A new contract between governments and society
When a government in the face of its actions loses its credibility with a large part of society, it loses its rights and legitimacy to govern. When citizens lose their trust in their government, the result is distrust, frustration, anger and in the end upheaval. (Just look at what is happening in Greece this very moment.) The balance between justified investigations and, unnecessary, infringing basic rights is tender as the discussion on privacy and online freedom at NL IGF suggests.
I see two main questions a government has to ask itself:
1. In how far can we protect you? and
2. To what extend should we go to protect you?
The answer may be all telling: No, we can’t always protect you and neither should we want to as it would no longer be democratic and certainly impinge on (your) basic rights and freedom of speech. We all know from the analogue world what these rights are. They are in principle no different in the digital realm.
However, to a lot of people there seem to be major differences and especially because of the way they perceive governments acting on and around the Internet. This gives cause to discuss the boundaries of government’s actions on the Internet. The outcome of the questions above on the extend a government can protect its citizens, on and offline, could serve as a starting point. The choices thus made in democratic fashion lead to a renewed set of commitments, that were discussed, decided on and supported by the majority. Let’s call the outcome a renewed “contract” between the government and its citizens for the digital age. It may be a good step in the direction to normalise relationships between the two and put an end to experimenting.

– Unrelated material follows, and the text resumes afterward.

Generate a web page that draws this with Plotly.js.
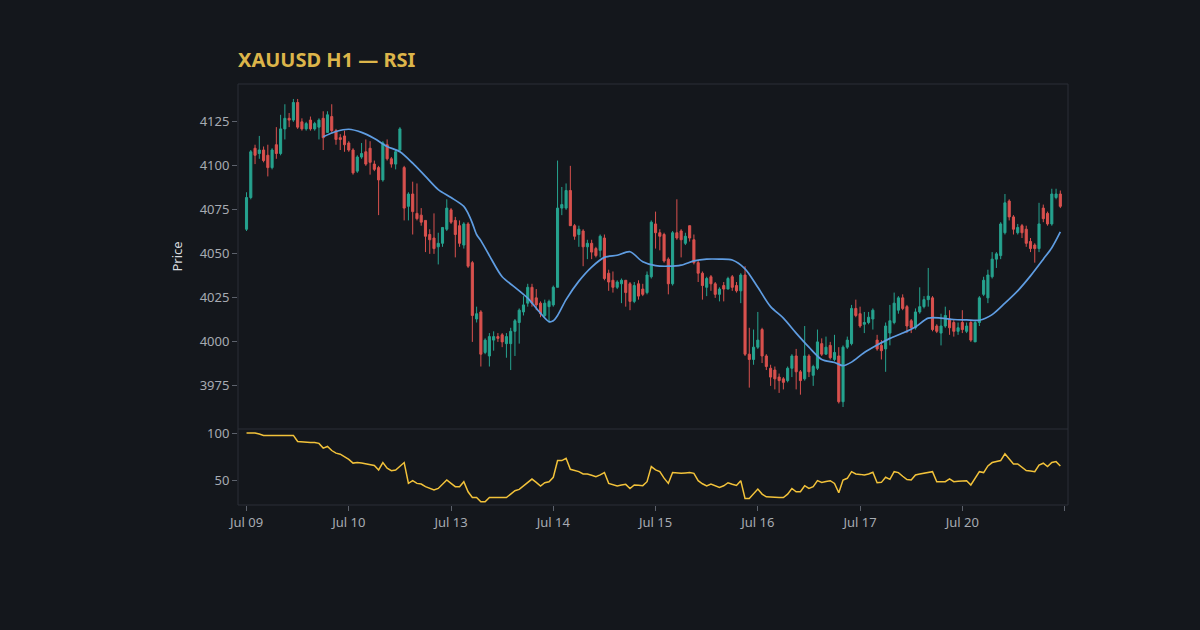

A government has an important role in protecting the state, the nation and its institutions, organisations and citizens from harm and attacks; in short “us”. In the digital realm it sometimes can’t do this, as attacks come from anywhere in the world and sometimes even from people(‘s ICT tools) who are unaware of their direct role. Still when security fails, often government is directly blamed. For government to be able to play its role towards and on the Internet, it may be very important for governments to explain what they do, why they do it and the results they get. Without overstepping boundaries of the rule of law, protecting individual rights that are part and fundamentals of constitutional states. And protect free speech at the same time.
At present too many people seem to miss the balance between actions, the law and their privacy and freedom. Whether true or false. This sentiment should concern governments deeply, as the balance between the two is very delicate. Only by seeking dialogue and to discuss necessary measures, trust can be found and support gained for a new contract between governments and citizens for the digital age. A government deserves respect, but also needs to make sure it earns that respect through its actions.